The company’s selection includes wire rope for applications including general purpose, compacted and specialty, such as the range of wire ropes for the gas and oilfield sector. Products are available in both imperial and metric sizes, ranging from .024 inches (5 mm) all the way through to 3 ½ inches (75 mm).

For clients in the elevator and hardware industries, the company offers a range of hoist, compensation and governor ropes, in a variety of sizes and strengths along with elevator hardware and accessories in both galvanized and stainless steel. It also carries a range of cutting tools, sheave gauges, swage fittings, splicing kits, Canlon conveyor accessories, measuring lines, chains, hoists and much more.

The company has such fabrication services as the construcion of wire rope assemblies, cutting to length or floor measures, pre-stretching, proof-loading, customized lubrication or wiping and small-diameter cable swaging. The company often works with engineers and customers to make presentations to its distributors’ customers, so they can then explain the product and its uses in the best way possible.

The company is a proud member of a number of organizations, including Associated Wire Rope Fabricators (AWRF), the International Association of Drilling Contractors (IADC), the National Association of Elevator Contractors (NAEC), the Association of Emergency Service Companies (AESC) and the Specialized Carriers and Rigging Association (SC&RA).

With machinery and storage capabilities to handle extremely large reels of steel wire, Alps also works with distributors which have specialized capabilities within certain markets – such as oil and gas or elevators – and who have extremely large capacity handling equipment and shipping abilities.

When it comes to the manufacturing of steel rope itself, the capabilities are practically limitless. In theory, a rope can be of virtually any length, yet, in practice, this serves no genuine purpose. An extremely long rope will pull itself apart at some point. In the oilfield market, it is not uncommon to have ropes of 25,000 to 40,000 feet in length, with the longest coming in at 16,500 feet – over three miles. Ropes are kept on reels; rope lengths that exceed 10,000 pounds go onto steel reels, with anything weighing less stored on wooden reels.

Although the company doesn’t sell worldwide, the United States remains a massive international market others wish to sell to, and, as a result, many European and Asian equipment manufacturers sell into the U.S. Alps sources many products manufactured by world-class mills around the globe.

The Alps Wire Rope Corporation is looking to develop some areas of the company, including mining.
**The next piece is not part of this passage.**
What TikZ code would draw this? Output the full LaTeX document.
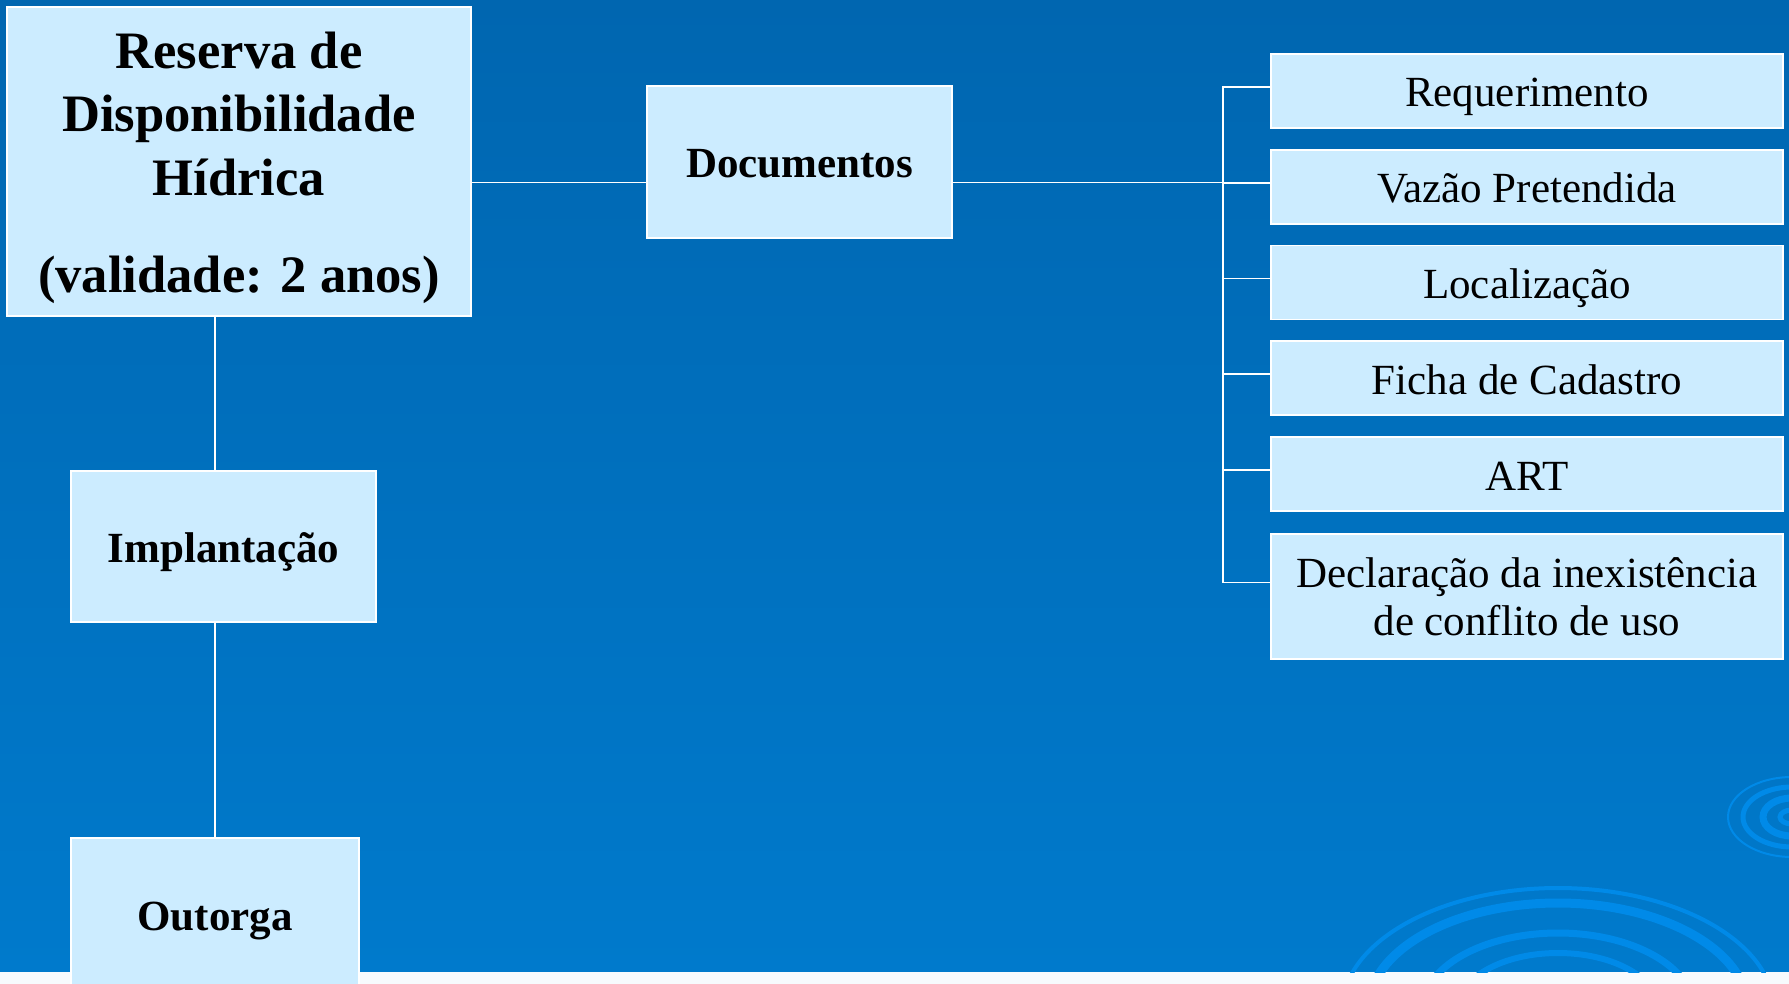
\documentclass[tikz,border=0pt]{standalone}
\usepackage{fontspec}
\setmainfont{Liberation Serif}
\usepackage{tikz}
\usetikzlibrary{calc}
\definecolor{slidetop}{RGB}{0,102,176}
\definecolor{slidebottom}{RGB}{0,122,204}
\definecolor{boxfill}{RGB}{204,236,255}
\definecolor{ripple}{RGB}{0,138,232}

\begin{document}
\begin{tikzpicture}[x=1pt,y=-1pt,
  box/.style={draw=white,line width=1.5pt,fill=boxfill,text=black,inner sep=0pt},
  onerow/.style={text height=34pt,text depth=2pt},
  plain/.style={font=\fontsize{43}{48}\selectfont},
  head/.style={font=\bfseries\fontsize{43}{48}\selectfont},
  item/.style={box,plain,minimum width=512pt,minimum height=74pt},
  link/.style={draw=white,line width=1.8pt}]
  \useasboundingbox (0,0) rectangle (1789,984);
  \clip (0,0) rectangle (1789,984);
  \shade[top color=slidetop,bottom color=slidebottom] (0,0) rectangle (1789,972);
  \fill[white!97!slidetop] (0,972) rectangle (1789,984);
  \begin{scope}
    \clip (0,0) rectangle (1789,972);
    \draw[ripple,line width=4pt] (1558,1010) ellipse [x radius=216,y radius=122];
    \draw[ripple,line width=9pt] (1558,1010) ellipse [x radius=190,y radius=107];
    \draw[ripple,line width=7pt] (1558,1010) ellipse [x radius=136,y radius=77];
    \draw[ripple,line width=6pt] (1558,1010) ellipse [x radius=101,y radius=57];
    \draw[ripple,line width=2pt] (1792,817) ellipse [x radius=64,y radius=40];
    \draw[ripple,line width=5pt] (1792,817) ellipse [x radius=49,y radius=30];
    \draw[ripple,line width=7pt] (1792,817) ellipse [x radius=29,y radius=19];
    \draw[ripple,line width=5pt] (1792,817) ellipse [x radius=12,y radius=7];
  \end{scope}

  \coordinate (spine) at (215,0);
  \coordinate (hub) at (1223,182.6);

  \node[box,minimum width=464pt,minimum height=309pt] (reserva) at (239,161.5) {};
  \node[font=\bfseries\fontsize{52.6}{63.3}\selectfont,align=center] (reservatxt) at (239,168)
    {Reserva de\\Disponibilidade\\Hídrica\\[34pt](validade: 2 anos)};
  \node[box,onerow,head,minimum width=305pt,minimum height=152pt] (documentos) at (799.5,162) {Documentos};
  \node[box,onerow,head,minimum width=305pt,minimum height=151pt] (implantacao) at (223.5,546.5) {Implantação};
  \node[box,onerow,head,minimum width=288pt,minimum height=152pt] (outorga) at (215,914) {Outorga};

  \node[item,onerow] (req) at (1527,91) {Requerimento};
  \node[item,onerow] (vazao) at (1527,187) {Vazão Pretendida};
  \node[item,onerow] (local) at (1527,282.5) {Localização};
  \node[item,onerow] (ficha) at (1527,378) {Ficha de Cadastro};
  \node[item,onerow] (art) at (1527,474) {ART};
  \node[item,align=center,minimum height=125pt] (decl) at (1527,596.5) {Declaração da inexistência\\de conflito de uso};

  \draw[link] (reserva.south -| spine) -- (implantacao.north -| spine);
  \draw[link] (implantacao.south -| spine) -- (outorga.north -| spine);
  \draw[link] (reserva.east |- hub) -- (documentos.west |- hub);
  \draw[link] (documentos.east |- hub) -- (hub);
  \draw[link] ($(req.west)+(0pt,4pt)$) -| (hub) |- ($(decl.west)+(0pt,14pt)$);
  \foreach \n in {vazao,local,ficha,art}
    \draw[link] ($(\n.west)+(0pt,4pt)$) -- ++(-48pt,0pt);
\end{tikzpicture}
\end{document}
Recently, its president went to a major wire rope manufacturing facility in Malaysia which is manufacturing mining cables for open pit and deep shaft mines and spoke to the company about its capabilities and business opportunities in mining.

“That is a marketing segment we are hoping to develop,” he says, “along with a greater portion of the oil and gas sector. We are also looking at the possibility of getting more involved with domestic-made product and what it would take to get that done. That is the direction we are hoping to head. For Alps, being diversified creates for a little more of a complicated selling process, but a much better business model than being in just one market segment.”

“We are not engineers, but we are experts in the understanding of wire rope, and we are able to advise people on what options are available,” says Benner. The business is much more than providing steel rope, it is providing decades of experience.